How to Help a Senior that has Fallen Prey to Common Scams

There is an increase in the instances of foreign scammers preying on senior adults. Three common scams I see use religion, prizes, and loneliness to gain access to the senior’s assets. senior citizen


Charity/Religion Scam. In this scenario, the scammer calls the senior and pretends to be a charity or religious organization. The scammer may pray with the senior over the phone and spend a lot of time talking to the senior about the senior’s life in order to convince them that they are friends. Of course, the scammer will also talk about the need for money for some project. The scammer may call several times a week to check on the senior “friend.” The senior begins to send money to the scammer. Often, after several months, the family may notice something is wrong.

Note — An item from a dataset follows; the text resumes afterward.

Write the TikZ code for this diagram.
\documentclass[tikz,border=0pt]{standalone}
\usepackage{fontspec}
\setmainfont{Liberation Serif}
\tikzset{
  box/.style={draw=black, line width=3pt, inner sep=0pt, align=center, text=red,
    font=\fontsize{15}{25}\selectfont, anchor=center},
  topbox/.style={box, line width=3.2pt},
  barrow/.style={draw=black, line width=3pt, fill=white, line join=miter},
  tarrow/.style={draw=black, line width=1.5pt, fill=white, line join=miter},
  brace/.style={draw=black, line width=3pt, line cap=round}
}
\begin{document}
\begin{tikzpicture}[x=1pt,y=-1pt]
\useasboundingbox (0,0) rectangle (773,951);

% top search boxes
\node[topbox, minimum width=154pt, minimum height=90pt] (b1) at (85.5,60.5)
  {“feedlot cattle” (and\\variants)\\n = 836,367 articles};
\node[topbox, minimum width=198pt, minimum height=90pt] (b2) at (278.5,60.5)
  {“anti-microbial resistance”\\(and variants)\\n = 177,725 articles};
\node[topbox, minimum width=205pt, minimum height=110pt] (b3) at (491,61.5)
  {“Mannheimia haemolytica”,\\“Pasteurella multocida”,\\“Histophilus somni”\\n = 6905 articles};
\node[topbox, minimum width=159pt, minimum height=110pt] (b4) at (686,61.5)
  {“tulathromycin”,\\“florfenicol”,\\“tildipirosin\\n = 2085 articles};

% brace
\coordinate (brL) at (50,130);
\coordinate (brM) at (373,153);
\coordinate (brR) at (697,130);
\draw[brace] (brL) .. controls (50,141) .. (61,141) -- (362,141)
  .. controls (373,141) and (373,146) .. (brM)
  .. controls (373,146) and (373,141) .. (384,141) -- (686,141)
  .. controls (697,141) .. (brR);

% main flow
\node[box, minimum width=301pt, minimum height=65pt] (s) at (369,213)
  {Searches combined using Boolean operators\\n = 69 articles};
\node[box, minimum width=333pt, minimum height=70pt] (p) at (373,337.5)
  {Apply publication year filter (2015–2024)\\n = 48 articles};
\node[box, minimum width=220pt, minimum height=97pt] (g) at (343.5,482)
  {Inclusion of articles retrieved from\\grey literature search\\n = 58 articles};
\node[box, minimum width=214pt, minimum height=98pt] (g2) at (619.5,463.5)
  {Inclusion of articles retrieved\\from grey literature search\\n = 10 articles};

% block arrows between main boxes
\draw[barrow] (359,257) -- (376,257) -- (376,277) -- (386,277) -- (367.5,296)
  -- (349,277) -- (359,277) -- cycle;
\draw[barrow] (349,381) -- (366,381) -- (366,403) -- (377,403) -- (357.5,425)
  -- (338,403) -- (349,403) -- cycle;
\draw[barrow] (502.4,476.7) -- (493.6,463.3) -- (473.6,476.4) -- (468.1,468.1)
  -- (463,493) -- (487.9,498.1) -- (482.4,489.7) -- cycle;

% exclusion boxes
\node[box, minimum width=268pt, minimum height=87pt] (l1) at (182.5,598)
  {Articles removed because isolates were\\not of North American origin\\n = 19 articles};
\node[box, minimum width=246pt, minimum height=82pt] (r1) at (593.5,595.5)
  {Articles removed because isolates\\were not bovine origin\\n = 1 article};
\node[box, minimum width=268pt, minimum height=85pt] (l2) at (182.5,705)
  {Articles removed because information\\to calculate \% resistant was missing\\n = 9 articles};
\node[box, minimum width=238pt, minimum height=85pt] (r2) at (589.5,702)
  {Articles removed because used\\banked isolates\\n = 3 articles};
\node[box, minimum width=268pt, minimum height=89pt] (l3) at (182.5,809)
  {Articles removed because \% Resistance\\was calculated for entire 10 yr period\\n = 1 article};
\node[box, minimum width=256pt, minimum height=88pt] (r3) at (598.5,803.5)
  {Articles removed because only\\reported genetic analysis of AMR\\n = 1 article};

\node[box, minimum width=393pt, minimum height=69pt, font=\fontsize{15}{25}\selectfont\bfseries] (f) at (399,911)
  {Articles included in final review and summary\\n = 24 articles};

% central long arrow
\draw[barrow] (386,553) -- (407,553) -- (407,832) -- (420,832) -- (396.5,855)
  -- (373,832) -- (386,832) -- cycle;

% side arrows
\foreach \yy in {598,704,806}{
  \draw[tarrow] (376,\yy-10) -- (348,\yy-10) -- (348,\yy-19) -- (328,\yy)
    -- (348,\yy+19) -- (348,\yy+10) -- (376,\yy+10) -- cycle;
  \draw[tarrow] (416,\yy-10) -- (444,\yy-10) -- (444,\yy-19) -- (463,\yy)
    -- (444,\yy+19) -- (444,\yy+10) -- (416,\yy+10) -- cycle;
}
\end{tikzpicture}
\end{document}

At this point the senior will often become defensive of the friend and angry toward family. This may continue until hundreds of thousands of dollars have been sent to the scammer.

Sweepstakes Scam. A family member of mine almost experienced this scam. The family member received a call that she had won Publisher’s Clearing House; but, needed to give access to her bank account so the money could be transferred. Fortunately, she did not disclose any information and had me check into it. I discovered the number led to a location in Jamaica – clearly not the real Publisher’s Clearing House.

Matchmaking. Believe it or not, seniors use online dating services because they are lonely. The senior may “meet” someone and have a virtual relationship. This relationship usually consists only of emailing or chat. In other words, the senior never sees the person; but, grows to think they love each other. At that point, the new “love” starts talking about money problems. The senior begins wiring money. This begins a cycle as the new “love” always has money problems.

How can the family help or intervene? The family may be able to monitor bank accounts, change phone numbers, monitor the senior’s mail and activities and stop this activity. Seniors can also be desperate enough to send money to the “friend” that they sell or pawn property to get money. At this point, if the senior has a medical issue such as dementia, the family will likely need to look at court action such as guardianship and conservatorship. This action is extreme but it can work to prevent a senior from obtaining loans, signing contracts, or cashing out assets to send to the scammer. These cases can be very difficult and it is important for the family to seek legal advice as soon as it is suspected that the senior is the victim of a scam.